Part one of our series explored whether or not FBA sellers should explore wholesaling. Today’s post assumes you’ve decided to take that leap!
Before we get into the subject of wholesale buying for your business, I want to address a common misconception among folks new to wholesale. When I did an interview a few months ago on FBARadio with an FBA seller who was selling all wholesale merchandise at the time, the most asked question was, “How Do I Get Started?” The audience was amazed, because when the seller explained her processes; which included placing her repeat orders, having them shipped to her home, relabeling them and shipping them out to Amazon in the same boxes they came in, it sounded so much simpler than what they were doing. Most of them had been out every day in thrift and retail stores sourcing inventory for hours each day, loading it into their car, finding or purchasing boxes, removing price sticker labels and then fitting it into the right boxes to get it ready for UPS.
The wholesale method seemed ‘easy’ to our audience but they were missing a large piece. I have since worked with two clients to help them get started in wholesale and they have quickly found out that wholesale sourcing is not necessarily easier or less time consuming; it’s just that your time is spent differently. A lot of research goes into wholesale sourcing. You will be spending a lot of hours on your computer and on the phone (rather than in your car in traffic and stores, as with the more traditional sourcing you might be familiar with).
In my earlier article on this subject, I introduced a few sites where you can find wholesalers. Now I’d like to delve a little deeper into DOBA, Worldwide Brands and Alibaba. Remember, as we discuss these sites that these are large companies with large marketing budgets. You will not be the first, the one hundredth or even the one thousandth person discovering their sites. Each site will require a lot of hours digging for that deal that the other members haven’t found yet. And also keep in mind that wholesaling is not a one-and-done method. Even after all that work discovering that diamond product, eventually others will find it and you will need to move on. So remember this mantra, “Always Keep Sourcing!” Even when you are content with your product mix and sales, keep searching, because you should always have more products in the pipeline.
DOBA bills itself as a site for drop shippers and you can’t use drop shipping with FBA so you may wonder why it is here? I chose to include DOBA because I believe they can offer a route to finding true wholesalers. Many of the companies that offer drop shipping are, indeed, wholesalers. If you can find a promising product through their drop shipping offers, there is nothing to prevent you from contacting them to arrange a wholesale deal. DOBA offers a free 7 day trial. You must enter your credit card information to sign up for the trial and remember to cancel before the 7 days end or you will be charged $59.95 per month. They also have a yearly offer.

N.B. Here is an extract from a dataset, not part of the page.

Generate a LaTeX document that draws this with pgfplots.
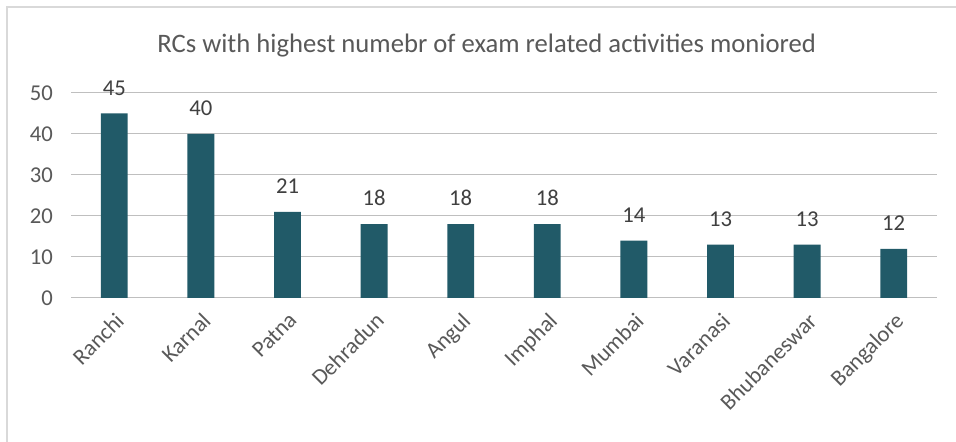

Worldwide Brands is the largest, longest lasting (1999) and most respected of the three companies I’ll be talking about. They offer resources for drop-shipping, light bulk wholesale (wholesale with lower minimum orders) and wholesale purchases. They currently list over 8.2 million products and the cost is a yearly fee of $299; this can be paid in 2 payments of $110 plus the down payment of $99).
Alibaba is a connector website. There is no membership necessary and it exists to help merchants connect with Asian manufacturers and wholesalers. I have several business associates who have made successful connections using this site and are very pleased as they have expanded their import business through those connections. My caution here is that I believe this site is best used by advanced sellers who have already gotten their feet wet with in-country wholesalers. Learning wholesale is one thing and learning to import is another skill-set entirely. I believe learning one at a time is the best course.
Now that we have covered the three businesses I mentioned in the last article, I am going to give you my recommendations and tell you how I found the wholesalers I work with today. First, my story. I found several of the wholesalers I work with today through selling their products in another way. Perhaps I purchased them off a retail store clearance rack, or I found them while doing a web search and was intrigued with the product. My eBay business, Kat’s Boutique, specializes in items invented by women and used by women, so my antennae are attuned to these type products wherever I see or hear of them, and I seek them out. Once I have the product in my hand, I use the label and the internet to find a place to buy. I just keep searching. Remember, these products are made to be sold and you want to buy them. It is a perfect match!
Another resource I have used successfully is Web Wholesaler Magazine. Free to peruse – it’s chock full of good information.
My best advice, after you have started watching and reading, as I mentioned above, is to attend a couple of trade shows. These can be very overwhelming so if you can’t get an experienced friend to act as a guide, or have time to fit in Lisa Suttora’s excellent course on wholesale and trade shows, then leave your wallet at home! You will need to be a registered business to attend a trade show. Each show has its own rules regarding what you’ll need to prove this, ranging from your business check book to just a business card. This website lists most of the larger gift shows and will give you a link to check out their requirements. Again I caution, take Lisa’s course before you go, or take an experienced person along as a guide. If you can’t do either of those, count on your first show strictly being a chance to look and learn.
Now, get out there and source! Oh, and please leave your favorite tip below for others to learn from!